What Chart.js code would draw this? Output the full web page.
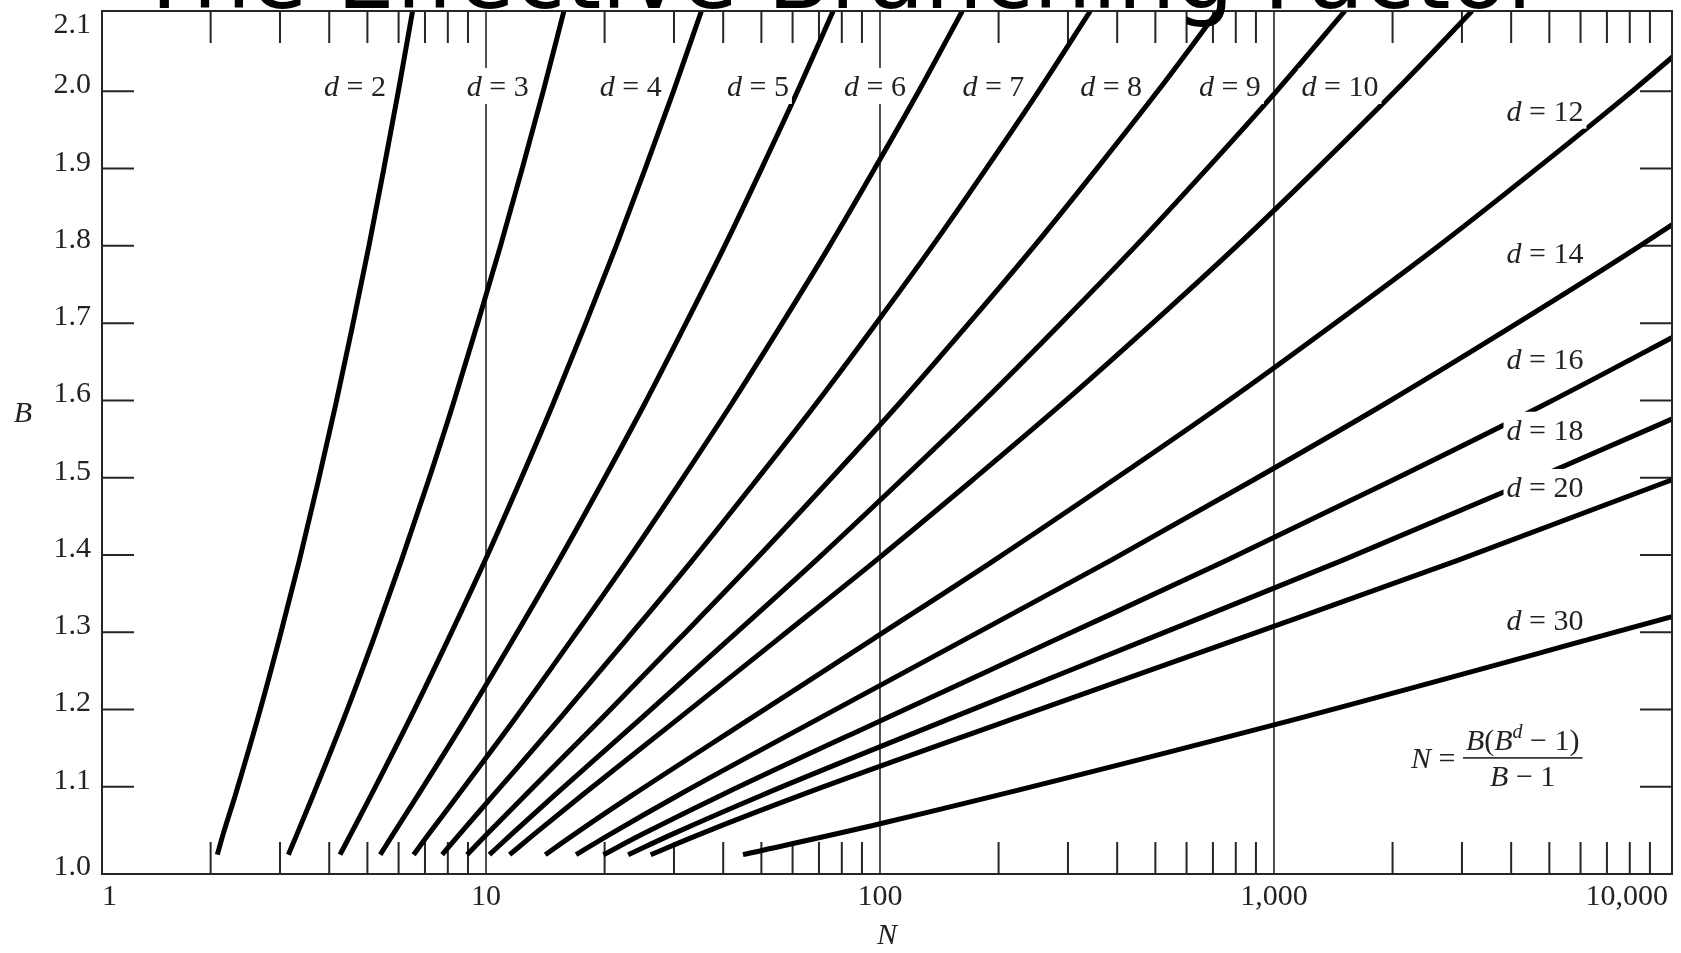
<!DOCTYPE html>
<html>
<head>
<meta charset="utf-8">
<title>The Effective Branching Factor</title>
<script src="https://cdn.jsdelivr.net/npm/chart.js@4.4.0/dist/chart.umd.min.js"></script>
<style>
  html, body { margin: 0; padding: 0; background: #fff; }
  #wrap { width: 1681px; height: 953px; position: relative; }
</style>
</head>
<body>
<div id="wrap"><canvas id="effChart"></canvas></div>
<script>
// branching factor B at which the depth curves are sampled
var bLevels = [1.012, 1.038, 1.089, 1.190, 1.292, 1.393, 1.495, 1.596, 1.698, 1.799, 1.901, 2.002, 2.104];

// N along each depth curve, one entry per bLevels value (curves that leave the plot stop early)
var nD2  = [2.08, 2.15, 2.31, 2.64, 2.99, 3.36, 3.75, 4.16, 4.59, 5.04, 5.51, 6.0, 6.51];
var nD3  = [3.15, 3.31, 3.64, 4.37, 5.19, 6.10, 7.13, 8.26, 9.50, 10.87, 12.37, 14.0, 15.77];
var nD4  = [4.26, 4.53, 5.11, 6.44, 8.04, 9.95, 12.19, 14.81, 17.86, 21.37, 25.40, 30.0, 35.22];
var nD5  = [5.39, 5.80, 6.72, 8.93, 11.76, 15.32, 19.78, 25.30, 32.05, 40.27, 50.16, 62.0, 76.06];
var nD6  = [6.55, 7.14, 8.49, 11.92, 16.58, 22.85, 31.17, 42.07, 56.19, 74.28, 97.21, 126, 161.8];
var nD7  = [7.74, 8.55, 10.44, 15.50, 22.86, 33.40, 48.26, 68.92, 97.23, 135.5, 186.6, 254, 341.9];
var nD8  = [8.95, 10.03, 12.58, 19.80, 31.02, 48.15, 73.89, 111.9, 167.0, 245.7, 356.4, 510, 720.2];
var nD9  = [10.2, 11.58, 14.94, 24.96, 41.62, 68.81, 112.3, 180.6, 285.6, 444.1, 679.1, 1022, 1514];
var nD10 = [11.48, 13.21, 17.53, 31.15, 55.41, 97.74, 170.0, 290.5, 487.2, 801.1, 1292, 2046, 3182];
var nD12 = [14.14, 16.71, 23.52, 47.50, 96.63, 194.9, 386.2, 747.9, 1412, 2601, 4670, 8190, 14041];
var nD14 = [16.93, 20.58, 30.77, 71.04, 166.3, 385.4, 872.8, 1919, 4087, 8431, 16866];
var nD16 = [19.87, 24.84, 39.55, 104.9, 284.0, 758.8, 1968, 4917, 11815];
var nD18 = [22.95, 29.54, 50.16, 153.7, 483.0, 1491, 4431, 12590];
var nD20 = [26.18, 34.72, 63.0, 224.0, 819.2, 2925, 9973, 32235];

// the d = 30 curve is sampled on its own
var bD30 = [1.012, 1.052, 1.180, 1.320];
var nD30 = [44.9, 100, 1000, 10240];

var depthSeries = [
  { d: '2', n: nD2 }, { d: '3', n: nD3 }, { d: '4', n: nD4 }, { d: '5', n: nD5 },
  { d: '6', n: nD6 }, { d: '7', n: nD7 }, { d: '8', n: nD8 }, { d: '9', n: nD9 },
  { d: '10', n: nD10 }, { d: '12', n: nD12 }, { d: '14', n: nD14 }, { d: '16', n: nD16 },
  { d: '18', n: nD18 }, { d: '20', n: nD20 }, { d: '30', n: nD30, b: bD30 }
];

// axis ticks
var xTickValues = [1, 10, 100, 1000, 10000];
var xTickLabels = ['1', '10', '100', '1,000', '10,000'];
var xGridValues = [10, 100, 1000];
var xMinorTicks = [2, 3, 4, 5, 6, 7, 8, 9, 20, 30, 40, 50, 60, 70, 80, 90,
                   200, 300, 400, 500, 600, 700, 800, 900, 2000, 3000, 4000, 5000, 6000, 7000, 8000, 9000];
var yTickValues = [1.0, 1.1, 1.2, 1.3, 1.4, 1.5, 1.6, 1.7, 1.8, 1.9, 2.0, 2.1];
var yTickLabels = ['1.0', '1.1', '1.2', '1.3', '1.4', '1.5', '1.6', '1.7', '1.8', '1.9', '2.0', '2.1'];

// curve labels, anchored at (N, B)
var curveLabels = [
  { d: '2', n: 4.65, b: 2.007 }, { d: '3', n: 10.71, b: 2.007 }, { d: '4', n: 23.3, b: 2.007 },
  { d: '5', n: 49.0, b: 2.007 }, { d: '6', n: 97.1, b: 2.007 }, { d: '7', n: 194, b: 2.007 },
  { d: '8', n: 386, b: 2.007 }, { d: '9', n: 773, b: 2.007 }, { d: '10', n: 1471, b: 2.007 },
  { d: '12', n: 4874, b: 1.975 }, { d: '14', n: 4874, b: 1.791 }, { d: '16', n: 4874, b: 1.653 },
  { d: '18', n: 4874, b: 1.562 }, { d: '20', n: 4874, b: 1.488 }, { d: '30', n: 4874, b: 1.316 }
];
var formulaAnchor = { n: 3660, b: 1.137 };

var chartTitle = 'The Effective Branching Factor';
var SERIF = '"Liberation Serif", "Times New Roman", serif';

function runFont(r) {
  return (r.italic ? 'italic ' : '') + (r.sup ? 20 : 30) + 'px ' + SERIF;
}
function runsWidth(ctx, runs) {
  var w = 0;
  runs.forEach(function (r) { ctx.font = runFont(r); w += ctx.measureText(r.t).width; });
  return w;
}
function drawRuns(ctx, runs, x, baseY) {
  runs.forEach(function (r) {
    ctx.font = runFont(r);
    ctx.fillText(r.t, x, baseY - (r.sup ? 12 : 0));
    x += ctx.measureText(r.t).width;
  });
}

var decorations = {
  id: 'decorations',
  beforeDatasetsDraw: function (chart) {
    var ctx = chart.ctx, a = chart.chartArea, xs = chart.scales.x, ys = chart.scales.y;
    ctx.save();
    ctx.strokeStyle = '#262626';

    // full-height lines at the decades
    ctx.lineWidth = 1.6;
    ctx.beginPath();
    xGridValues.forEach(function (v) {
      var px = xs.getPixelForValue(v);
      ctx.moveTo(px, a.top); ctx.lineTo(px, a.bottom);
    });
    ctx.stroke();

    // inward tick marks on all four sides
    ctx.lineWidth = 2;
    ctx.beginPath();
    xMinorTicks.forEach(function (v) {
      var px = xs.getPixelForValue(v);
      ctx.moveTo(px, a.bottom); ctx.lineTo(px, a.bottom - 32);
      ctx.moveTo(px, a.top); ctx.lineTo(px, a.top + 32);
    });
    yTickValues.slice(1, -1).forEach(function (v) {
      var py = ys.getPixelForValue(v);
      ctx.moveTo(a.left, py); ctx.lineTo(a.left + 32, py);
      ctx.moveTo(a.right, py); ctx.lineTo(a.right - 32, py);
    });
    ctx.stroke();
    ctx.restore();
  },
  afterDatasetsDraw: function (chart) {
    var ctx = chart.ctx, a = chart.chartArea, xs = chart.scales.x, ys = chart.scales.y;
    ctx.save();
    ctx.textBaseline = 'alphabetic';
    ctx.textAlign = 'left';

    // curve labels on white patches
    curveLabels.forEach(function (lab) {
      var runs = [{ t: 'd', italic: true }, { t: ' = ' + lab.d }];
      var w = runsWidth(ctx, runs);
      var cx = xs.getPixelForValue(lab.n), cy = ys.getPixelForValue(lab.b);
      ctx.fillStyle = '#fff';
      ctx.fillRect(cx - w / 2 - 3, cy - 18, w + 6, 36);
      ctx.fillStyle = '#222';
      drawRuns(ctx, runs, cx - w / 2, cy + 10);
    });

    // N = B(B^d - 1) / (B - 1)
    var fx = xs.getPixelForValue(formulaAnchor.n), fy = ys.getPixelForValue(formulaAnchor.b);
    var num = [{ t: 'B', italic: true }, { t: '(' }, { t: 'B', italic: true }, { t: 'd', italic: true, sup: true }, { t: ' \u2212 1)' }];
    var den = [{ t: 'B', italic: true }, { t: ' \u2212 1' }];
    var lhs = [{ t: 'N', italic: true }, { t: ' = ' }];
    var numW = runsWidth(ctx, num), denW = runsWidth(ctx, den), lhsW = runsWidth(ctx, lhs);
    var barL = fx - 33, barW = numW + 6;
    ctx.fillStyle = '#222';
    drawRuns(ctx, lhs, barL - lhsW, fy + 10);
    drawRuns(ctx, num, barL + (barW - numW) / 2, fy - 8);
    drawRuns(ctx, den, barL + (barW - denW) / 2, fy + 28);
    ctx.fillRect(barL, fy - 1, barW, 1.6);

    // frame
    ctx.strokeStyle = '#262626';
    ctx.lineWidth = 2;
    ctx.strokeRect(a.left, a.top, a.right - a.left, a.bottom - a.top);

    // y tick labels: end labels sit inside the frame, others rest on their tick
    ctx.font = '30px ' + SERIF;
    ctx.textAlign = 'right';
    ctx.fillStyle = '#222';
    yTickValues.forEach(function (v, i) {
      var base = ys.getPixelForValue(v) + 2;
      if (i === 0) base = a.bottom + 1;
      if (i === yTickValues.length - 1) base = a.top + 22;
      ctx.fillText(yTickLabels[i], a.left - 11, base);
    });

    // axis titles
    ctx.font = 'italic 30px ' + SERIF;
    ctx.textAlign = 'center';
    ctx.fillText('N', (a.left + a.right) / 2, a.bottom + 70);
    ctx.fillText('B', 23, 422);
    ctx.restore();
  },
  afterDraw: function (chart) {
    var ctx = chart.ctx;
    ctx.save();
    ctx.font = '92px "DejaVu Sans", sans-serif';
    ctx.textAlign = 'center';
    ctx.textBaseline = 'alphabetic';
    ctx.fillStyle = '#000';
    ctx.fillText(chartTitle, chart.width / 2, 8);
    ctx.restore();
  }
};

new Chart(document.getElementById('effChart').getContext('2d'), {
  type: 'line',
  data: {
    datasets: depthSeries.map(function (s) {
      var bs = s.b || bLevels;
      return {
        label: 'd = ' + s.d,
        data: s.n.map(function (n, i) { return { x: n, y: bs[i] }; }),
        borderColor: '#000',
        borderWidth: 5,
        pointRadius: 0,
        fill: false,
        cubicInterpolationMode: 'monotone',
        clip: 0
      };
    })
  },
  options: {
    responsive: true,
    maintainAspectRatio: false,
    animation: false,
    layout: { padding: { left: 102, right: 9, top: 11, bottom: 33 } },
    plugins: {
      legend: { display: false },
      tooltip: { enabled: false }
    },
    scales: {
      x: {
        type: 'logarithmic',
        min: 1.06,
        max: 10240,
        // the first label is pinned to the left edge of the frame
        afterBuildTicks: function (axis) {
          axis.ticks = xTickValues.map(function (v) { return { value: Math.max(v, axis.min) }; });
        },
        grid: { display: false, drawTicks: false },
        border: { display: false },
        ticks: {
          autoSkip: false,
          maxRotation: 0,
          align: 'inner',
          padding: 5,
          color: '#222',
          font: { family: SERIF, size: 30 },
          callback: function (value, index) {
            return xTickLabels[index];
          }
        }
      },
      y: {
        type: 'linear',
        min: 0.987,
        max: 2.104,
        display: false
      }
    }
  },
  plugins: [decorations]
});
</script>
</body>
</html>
|---|
» AIM
Output exactly the span of lines from the top of the listing through the line holding "1.901, 2.002, 2.104];", and leave every picture out.

» IN RESPONSE
What Chart.js code would draw this? Output the full web page.
<!DOCTYPE html>
<html>
<head>
<meta charset="utf-8">
<title>The Effective Branching Factor</title>
<script src="https://cdn.jsdelivr.net/npm/chart.js@4.4.0/dist/chart.umd.min.js"></script>
<style>
  html, body { margin: 0; padding: 0; background: #fff; }
  #wrap { width: 1681px; height: 953px; position: relative; }
</style>
</head>
<body>
<div id="wrap"><canvas id="effChart"></canvas></div>
<script>
// branching factor B at which the depth curves are sampled
var bLevels = [1.012, 1.038, 1.089, 1.190, 1.292, 1.393, 1.495, 1.596, 1.698, 1.799, 1.901, 2.002, 2.104];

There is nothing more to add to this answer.